A right triangle is inscribed in a circle such that each vertex of the triangle lies on the circumference of...

1. TRANSLATE the problem information

• Given information:
  • Right triangle inscribed in circle (all vertices on circumference)
  • Hypotenuse = \(\mathrm{3 \times (shortest\, leg)}\)
  • Area = \(\mathrm{1{,}156\sqrt{2}}\) square units
  • Need to find: diameter of circle

2. INFER the key geometric relationship

• Since we have a right triangle inscribed in a circle, Thales' theorem tells us the hypotenuse must be the diameter of the circle
• This means: \(\mathrm{diameter = hypotenuse}\)

3. TRANSLATE into algebraic variables

• Let shortest leg = \(\mathrm{a}\)
• Then hypotenuse = \(\mathrm{3a}\)
• Let other leg = \(\mathrm{b}\)

4. INFER and SIMPLIFY the relationship between the legs

• Using Pythagorean theorem: \(\mathrm{a^2 + b^2 = (3a)^2}\)
• Expanding: \(\mathrm{a^2 + b^2 = 9a^2}\)
• Solving for \(\mathrm{b^2}\): \(\mathrm{b^2 = 9a^2 - a^2 = 8a^2}\)
• Therefore: \(\mathrm{b = 2a\sqrt{2}}\)

5. SIMPLIFY using the area formula

• Area = \(\mathrm{\frac{1}{2} \times base \times height = \frac{1}{2} \times a \times b}\)
• Substituting \(\mathrm{b = 2a\sqrt{2}}\):
  \(\mathrm{Area = \frac{1}{2} \times a \times (2a\sqrt{2}) = a^2\sqrt{2}}\)
• Setting equal to given area: \(\mathrm{a^2\sqrt{2} = 1{,}156\sqrt{2}}\)
• Dividing both sides by \(\mathrm{\sqrt{2}}\): \(\mathrm{a^2 = 1{,}156}\)
• Taking square root: \(\mathrm{a = \sqrt{1{,}156} = 34}\) (use calculator)

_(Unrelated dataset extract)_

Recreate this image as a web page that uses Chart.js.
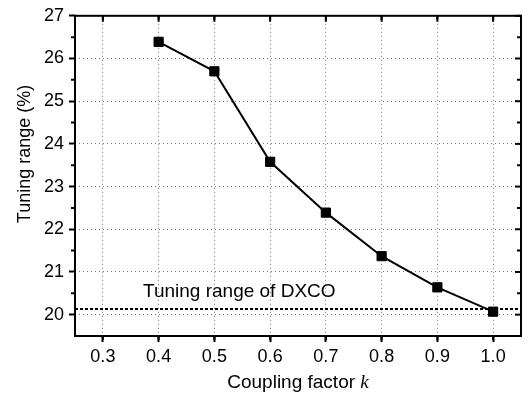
<!DOCTYPE html>
<html>
<head>
<meta charset="utf-8">
<script src="https://cdn.jsdelivr.net/npm/chart.js@4"></script>
<style>
  html, body { margin: 0; padding: 0; background: #fff; }
  #wrap { width: 530px; height: 395px; }
</style>
</head>
<body>
<div id="wrap"><canvas id="tuningChart" width="530" height="395"></canvas></div>
<script>
// Tuning range vs coupling factor
const couplingK = [0.4, 0.5, 0.6, 0.7, 0.8, 0.9, 1.0];
const tuningRange = [26.39, 25.70, 23.58, 22.39, 21.37, 20.64, 20.07];

// reference level of the DXCO
const dxcoRange = 20.13;
const dxcoLabel = 'Tuning range of DXCO';

const xTicks = [0.3, 0.4, 0.5, 0.6, 0.7, 0.8, 0.9, 1.0];
const yTicks = [20, 21, 22, 23, 24, 25, 26, 27];
const xRange = [0.25, 1.05];
const yRange = [19.5, 27];

const FONT = '"Liberation Sans", Arial, sans-serif';

// frame, minor ticks, mirrored ticks, titles and the DXCO label
const framePlugin = {
    id: 'frame',
    afterDraw(chart) {
        const ctx = chart.ctx;
        const a = chart.chartArea;
        const xs = chart.scales.x;
        const ys = chart.scales.y;
        ctx.save();
        ctx.strokeStyle = '#000';
        ctx.lineWidth = 2;

        // x ticks: major outward at bottom, inward at top; minor halfway
        for (let i = 0; i < xTicks.length; i++) {
            const px = xs.getPixelForValue(xTicks[i]);
            ctx.beginPath();
            ctx.moveTo(px, a.top); ctx.lineTo(px, a.top + 6);
            ctx.stroke();
        }
        for (let v = xRange[0] + 0.05; v < xRange[1]; v += 0.1) {
            const px = xs.getPixelForValue(v);
            ctx.beginPath();
            ctx.moveTo(px, a.bottom); ctx.lineTo(px, a.bottom + 4);
            ctx.moveTo(px, a.top); ctx.lineTo(px, a.top + 4);
            ctx.stroke();
        }
        // y ticks
        for (let i = 0; i < yTicks.length; i++) {
            const py = ys.getPixelForValue(yTicks[i]);
            ctx.beginPath();
            ctx.moveTo(a.right, py); ctx.lineTo(a.right - 6, py);
            ctx.stroke();
        }
        for (let v = yRange[0] + 1; v < yRange[1]; v += 1) {
            const py = ys.getPixelForValue(v);
            ctx.beginPath();
            ctx.moveTo(a.left, py); ctx.lineTo(a.left - 4, py);
            ctx.moveTo(a.right, py); ctx.lineTo(a.right - 4, py);
            ctx.stroke();
        }
        // box
        ctx.strokeRect(a.left, a.top, a.right - a.left, a.bottom - a.top);

        // DXCO label
        ctx.fillStyle = '#000';
        ctx.font = '19px ' + FONT;
        ctx.textAlign = 'left';
        ctx.textBaseline = 'alphabetic';
        ctx.fillText(dxcoLabel, xs.getPixelForValue(0.372), ys.getPixelForValue(20.41));

        // x title with italic k
        ctx.font = '19px ' + FONT;
        const t1 = 'Coupling factor ';
        const w1 = ctx.measureText(t1).width;
        ctx.font = 'italic 19px "Liberation Serif", "Times New Roman", serif';
        const w2 = ctx.measureText('k').width;
        const cx = (a.left + a.right) / 2;
        let sx = cx - (w1 + w2) / 2;
        ctx.font = '19px ' + FONT;
        ctx.fillText(t1, sx, 388);
        ctx.font = 'italic 19px "Liberation Serif", "Times New Roman", serif';
        ctx.fillText('k', sx + w1, 388);

        // y title
        ctx.save();
        ctx.translate(25, 154);
        ctx.rotate(-Math.PI / 2);
        ctx.font = '18px ' + FONT;
        ctx.textAlign = 'center';
        ctx.textBaseline = 'middle';
        ctx.fillText('Tuning range (%)', 0, 0);
        ctx.restore();

        ctx.restore();
    }
};

const ctx = document.getElementById('tuningChart').getContext('2d');
const tuningChart = new Chart(ctx, {
    type: 'line',
    data: {
        datasets: [{
            label: 'Tuning range',
            data: couplingK.map((k, i) => ({ x: k, y: tuningRange[i] })),
            borderColor: '#000',
            backgroundColor: '#000',
            borderWidth: 2,
            pointStyle: 'rect',
            pointRadius: 6.5,
            pointBorderWidth: 1,
            tension: 0,
            order: 1
        }, {
            label: 'DXCO',
            data: xRange.map(x => ({ x: x, y: dxcoRange })),
            borderColor: '#000',
            borderWidth: 2,
            borderDash: [3, 2],
            pointRadius: 0,
            order: 2
        }]
    },
    options: {
        responsive: false,
        animation: false,
        layout: { padding: { left: 0, top: 10, right: 9, bottom: 0 } },
        plugins: {
            legend: { display: false },
            tooltip: { enabled: false }
        },
        scales: {
            x: {
                type: 'linear',
                min: xRange[0],
                max: xRange[1],
                afterBuildTicks: (scale) => { scale.ticks = xTicks.map(v => ({ value: v })); },
                afterFit: (scale) => { scale.height = 59; },
                ticks: {
                    color: '#000',
                    font: { family: FONT, size: 18 },
                    padding: 4,
                    maxRotation: 0,
                    callback: (v) => v.toFixed(1)
                },
                grid: {
                    color: '#777',
                    lineWidth: 1,
                    tickColor: '#000',
                    tickWidth: 2,
                    tickLength: 6
                },
                border: { display: false, dash: [1, 3] }
            },
            y: {
                type: 'linear',
                min: yRange[0],
                max: yRange[1],
                afterBuildTicks: (scale) => { scale.ticks = yTicks.map(v => ({ value: v })); },
                afterFit: (scale) => { scale.width = 75; },
                ticks: {
                    color: '#000',
                    font: { family: FONT, size: 18 },
                    padding: 5
                },
                grid: {
                    color: '#777',
                    lineWidth: 1,
                    tickColor: '#000',
                    tickWidth: 2,
                    tickLength: 6
                },
                border: { display: false, dash: [1, 3] }
            }
        }
    },
    plugins: [framePlugin]
});
</script>
</body>
</html>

6. SIMPLIFY to find the diameter

• Hypotenuse = \(\mathrm{3a = 3 \times 34 = 102}\)
• Since hypotenuse = diameter: \(\mathrm{diameter = 102}\)

Answer: C) 102

Why Students Usually Falter on This Problem

Most Common Error Path:

Weak INFER skill: Students don't recognize that Thales' theorem applies to this inscribed right triangle, so they don't realize the hypotenuse equals the diameter.

Without this connection, they may try to use other circle formulas or get confused about how the triangle relates to the circle. They might attempt to find the radius using circumference or area formulas that don't apply here, leading to incorrect calculations and potentially selecting Choice A (68) or getting stuck and guessing.

Second Most Common Error:

Poor SIMPLIFY execution: Students correctly set up the area equation \(\mathrm{a^2\sqrt{2} = 1{,}156\sqrt{2}}\) but make algebraic errors when solving.

They might forget to divide both sides by \(\mathrm{\sqrt{2}}\), leading to \(\mathrm{a^2 = 1{,}156\sqrt{2}}\) instead of \(\mathrm{a^2 = 1{,}156}\). This gives them \(\mathrm{a = \sqrt{1{,}156\sqrt{2}} \approx 40.4}\), making the hypotenuse \(\mathrm{\approx 121}\), which doesn't match any answer choice. This leads to confusion and guessing.

The Bottom Line:

This problem requires recognizing a key geometric theorem (Thales') that directly connects the triangle to its circumscribed circle. Without this insight, students get lost trying to force other geometric relationships that don't apply to this specific configuration.